------ Dataset excerpt
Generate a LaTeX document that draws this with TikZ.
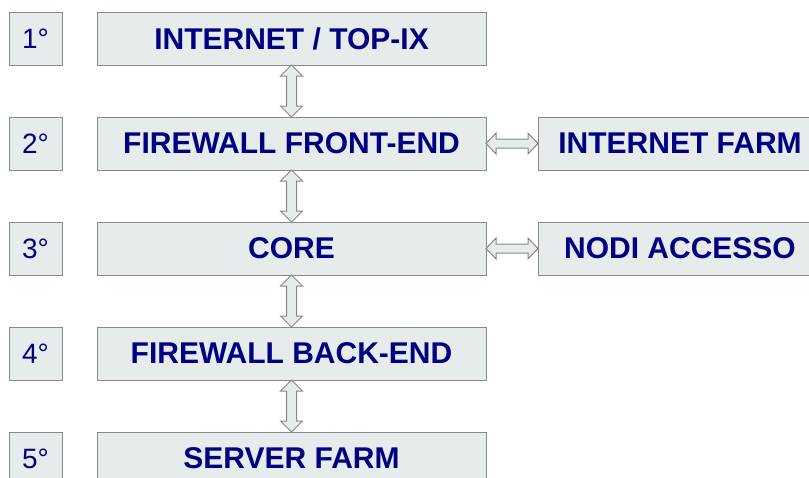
\documentclass[tikz,border=0pt]{standalone}
\usepackage{fontspec}
\setmainfont{Liberation Sans}
\usetikzlibrary{calc}
\definecolor{boxfill}{HTML}{E6ECEC}
\definecolor{boxline}{HTML}{888888}
\definecolor{navy}{HTML}{000080}
\tikzset{
  every node/.style={inner sep=0pt, outer sep=0pt},
  numbox/.style={draw=boxline, fill=boxfill, line width=1pt, minimum width=53pt, minimum height=53pt,
    text=navy, font=\fontsize{28}{30}\selectfont},
  mainbox/.style={draw=boxline, fill=boxfill, line width=1pt, minimum width=389pt, minimum height=53pt,
    text=navy, font=\fontsize{30}{32}\selectfont\bfseries},
  sidebox/.style={draw=boxline, fill=boxfill, line width=1pt, minimum width=284pt, minimum height=53pt,
    text=navy, font=\fontsize{30}{32}\selectfont\bfseries},
  dbl/.style={draw=boxline, fill=boxfill, line width=1pt, line join=miter}
}
\begin{document}
\begin{tikzpicture}[x=1pt,y=-1pt]
\useasboundingbox (0,0) rectangle (809,477);
\foreach \i/\t in {1/1°,2/2°,3/3°,4/4°,5/5°}{
  \node[numbox] (n\i) at (35.5,{38.5+105*(\i-1)}) {\t};
}
\node[mainbox] (m1) at (291.5,38.5) {INTERNET / TOP-IX};
\node[mainbox] (m2) at (291.5,143.5) {FIREWALL FRONT-END};
\node[mainbox] (m3) at (291.5,248.5) {CORE};
\node[mainbox] (m4) at (291.5,353.5) {FIREWALL BACK-END};
\node[mainbox] (m5) at (291.5,458.5) {SERVER FARM};
\node[sidebox] (s2) at (680,143.5) {INTERNET FARM};
\node[sidebox] (s3) at (680,248.5) {NODI ACCESSO};
% vertical double arrows
\foreach \a/\b in {m1/m2,m2/m3,m3/m4,m4/m5}{
  \draw[dbl] (\a.south) -- ++(11,11) -- ++(-6,0) -- ($(\b.north)+(5,-11)$) -- ++(6,0) -- (\b.north)
    -- ++(-11,-11) -- ++(6,0) -- ($(\a.south)+(-5,11)$) -- ++(-6,0) -- cycle;
}
% horizontal double arrows
\foreach \a/\b in {m2/s2,m3/s3}{
  \draw[dbl] (\a.east) -- ++(10,-10.5) -- ++(0,6) -- ($(\b.west)+(-10,-4.5)$) -- ++(0,-6) -- (\b.west)
    -- ++(-10,10.5) -- ++(0,-6) -- ($(\a.east)+(10,4.5)$) -- ++(0,6) -- cycle;
}
\end{tikzpicture}
\end{document}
------------
→ **Exercise**: Reproduce the whole listing above word for word, but not its pictures.

→ **Full response**:
Generate a LaTeX document that draws this with TikZ.
\documentclass[tikz,border=0pt]{standalone}
\usepackage{fontspec}
\setmainfont{Liberation Sans}
\usetikzlibrary{calc}
\definecolor{boxfill}{HTML}{E6ECEC}
\definecolor{boxline}{HTML}{888888}
\definecolor{navy}{HTML}{000080}
\tikzset{
  every node/.style={inner sep=0pt, outer sep=0pt},
  numbox/.style={draw=boxline, fill=boxfill, line width=1pt, minimum width=53pt, minimum height=53pt,
    text=navy, font=\fontsize{28}{30}\selectfont},
  mainbox/.style={draw=boxline, fill=boxfill, line width=1pt, minimum width=389pt, minimum height=53pt,
    text=navy, font=\fontsize{30}{32}\selectfont\bfseries},
  sidebox/.style={draw=boxline, fill=boxfill, line width=1pt, minimum width=284pt, minimum height=53pt,
    text=navy, font=\fontsize{30}{32}\selectfont\bfseries},
  dbl/.style={draw=boxline, fill=boxfill, line width=1pt, line join=miter}
}
\begin{document}
\begin{tikzpicture}[x=1pt,y=-1pt]
\useasboundingbox (0,0) rectangle (809,477);
\foreach \i/\t in {1/1°,2/2°,3/3°,4/4°,5/5°}{
  \node[numbox] (n\i) at (35.5,{38.5+105*(\i-1)}) {\t};
}
\node[mainbox] (m1) at (291.5,38.5) {INTERNET / TOP-IX};
\node[mainbox] (m2) at (291.5,143.5) {FIREWALL FRONT-END};
\node[mainbox] (m3) at (291.5,248.5) {CORE};
\node[mainbox] (m4) at (291.5,353.5) {FIREWALL BACK-END};
\node[mainbox] (m5) at (291.5,458.5) {SERVER FARM};
\node[sidebox] (s2) at (680,143.5) {INTERNET FARM};
\node[sidebox] (s3) at (680,248.5) {NODI ACCESSO};
% vertical double arrows
\foreach \a/\b in {m1/m2,m2/m3,m3/m4,m4/m5}{
  \draw[dbl] (\a.south) -- ++(11,11) -- ++(-6,0) -- ($(\b.north)+(5,-11)$) -- ++(6,0) -- (\b.north)
    -- ++(-11,-11) -- ++(6,0) -- ($(\a.south)+(-5,11)$) -- ++(-6,0) -- cycle;
}
% horizontal double arrows
\foreach \a/\b in {m2/s2,m3/s3}{
  \draw[dbl] (\a.east) -- ++(10,-10.5) -- ++(0,6) -- ($(\b.west)+(-10,-4.5)$) -- ++(0,-6) -- (\b.west)
    -- ++(-10,10.5) -- ++(0,-6) -- ($(\a.east)+(10,4.5)$) -- ++(0,6) -- cycle;
}
\end{tikzpicture}
\end{document}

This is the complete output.